PALAMUT BOLLUĞU BEKLİYORUZ
Su Ürünleri Kooperatifleri Merkez Birliği Yönetim Kurulu Başkanı Ramazan Özkaya, balıkçıların yeni av sezonu için hazırlıklarını tamamladıklarını belirterek, "Bu sezon denizlerimizde alınan önlemler ve hava şartları uygunluğu sayesinde palamut bolluğu yaşayacağız." dedi. Özkaya, denizlerde sürdürülebilir balıkçılık için kurallara uygun şekilde, derinlik, yer, zaman ve boy yasağına dikkat ederek çalışmanın balıkçıların en önemli görevi olduğuna dikkati çekerek, şunları kaydetti: "Amacımız, günümüzü kurtarmak değil, geleceğimizi kurtarmak olmalıdır.
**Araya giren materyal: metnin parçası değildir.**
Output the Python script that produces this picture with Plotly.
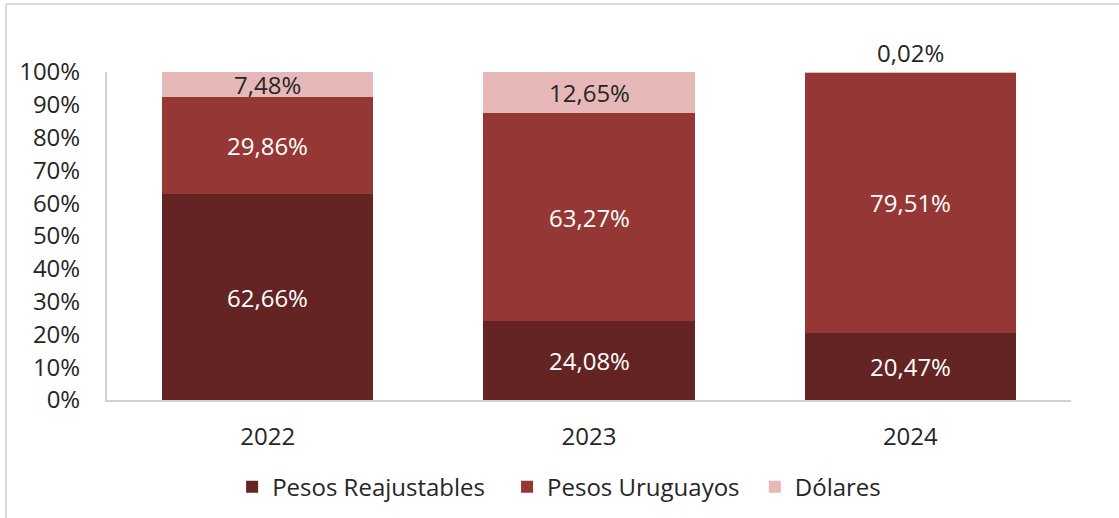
import plotly.graph_objects as go

years = ["2022", "2023", "2024"]
series_names = ["Pesos Reajustables", "Pesos Uruguayos", "Dólares"]
pesos_reajustables = [62.66, 24.08, 20.47]
pesos_uruguayos = [29.86, 63.27, 79.51]
dolares = [7.48, 12.65, 0.02]
y_ticks = [0, 10, 20, 30, 40, 50, 60, 70, 80, 90, 100]

colors = ["#632423", "#953735", "#E6B9B8"]
label_colors = ["#FFFFFF", "#FFFFFF", "#262626"]
FONT = "Open Sans"
FS = 24

series = [pesos_reajustables, pesos_uruguayos, dolares]
legend_ids = ["legend", "legend2", "legend3"]
legend_x = [0.1298, 0.415, 0.672]

fig = go.Figure()
for name, vals, col, lid in zip(series_names, series, colors, legend_ids):
    fig.add_trace(go.Bar(
        x=years, y=vals, name=name, marker=dict(color=col, line=dict(width=0)),
        hoverinfo="skip", legend=lid
    ))

def fmt(v):
    return f"{v:.2f}".replace(".", ",") + "%"

annotations = []
for i, yr in enumerate(years):
    base = 0.0
    for s, vals in enumerate(series):
        v = vals[i]
        mid = base + v / 2
        if v < 1:
            annotations.append(dict(x=i, y=base + v, text=fmt(v), showarrow=False,
                                    yanchor="bottom", yshift=1,
                                    font=dict(family=FONT, size=FS, color="#262626")))
        else:
            annotations.append(dict(x=i, y=mid, text=fmt(v), showarrow=False,
                                    font=dict(family=FONT, size=FS, color=label_colors[s])))
        base += v

def legend_cfg(x):
    return dict(orientation="h", x=x, xanchor="left", y=-0.197, yanchor="top",
                font=dict(family=FONT, size=FS, color="#262626"),
                itemclick=False, itemdoubleclick=False, itemwidth=30,
                bgcolor="rgba(0,0,0,0)")

fig.update_layout(
    barmode="stack",
    bargap=0.343,
    width=1119, height=518,
    margin=dict(l=107, r=48, t=72, b=118, autoexpand=False),
    paper_bgcolor="white", plot_bgcolor="white",
    font=dict(family=FONT, size=FS, color="#262626"),
    annotations=annotations,
    showlegend=True,
    hovermode=False,
    legend=legend_cfg(legend_x[0]),
    legend2=legend_cfg(legend_x[1]),
    legend3=legend_cfg(legend_x[2]),
    shapes=[
        dict(type="line", xref="paper", yref="paper", x0=-0.1048, x1=1.06, y0=1.207, y1=1.207,
             line=dict(color="#D9D9D9", width=2)),
        dict(type="line", xref="paper", yref="paper", x0=-0.1048, x1=-0.1048, y0=1.207, y1=-0.4,
             line=dict(color="#D9D9D9", width=2)),
    ],
)
fig.update_xaxes(type="category", range=[-0.5, 2.5], showline=True, linecolor="#D0D0D0", linewidth=2,
                 ticks="", tickfont=dict(family=FONT, size=FS, color="#262626"), ticklabelstandoff=14)
fig.update_yaxes(range=[0, 100], tickvals=y_ticks, ticktext=[f"{t}%" for t in y_ticks],
                 showgrid=False, zeroline=False, showline=True, linecolor="#D0D0D0", linewidth=2,
                 ticks="", tickfont=dict(family=FONT, size=FS, color="#262626"), ticklabelstandoff=20)

fig.write_html("out.html", config={"displayModeBar": False},
               post_script="document.body.style.margin='0';document.body.style.overflow='hidden';")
Bol balıklı, bereketli denizler emanet olarak bizlere bırakılırken hem korunsun hem de stoklara zarar vermeyecek şekilde avcılık yapılsın diye emanet edildi. Büyüklerimizden bize emanet edilen bol balıklı, bereketli denizlerimizi, gelecek nesillere, emanete ihanet etmeden devretmeliyiz. Çünkü denizlerimizi korumada en büyük sorumluluğun biz balıkçılara ait olduğuna inanıyoruz. Balıkçılarımızın da bu konuda duyarlı olacağından hiç şüphemiz yok."
ÖTV’SİZ MAZOT TALEBİ
Akaryakıt fiyatlarının makul seviyelere çekilmesinin veya ÖTV'siz mazot uygulamasının tekrar devreye alınmasının balıkçıları bir nebze rahatlatacağını belirten Özkaya, bu adımların av sezonunun başında atılmasının çok faydalı olacağını dile getirdi.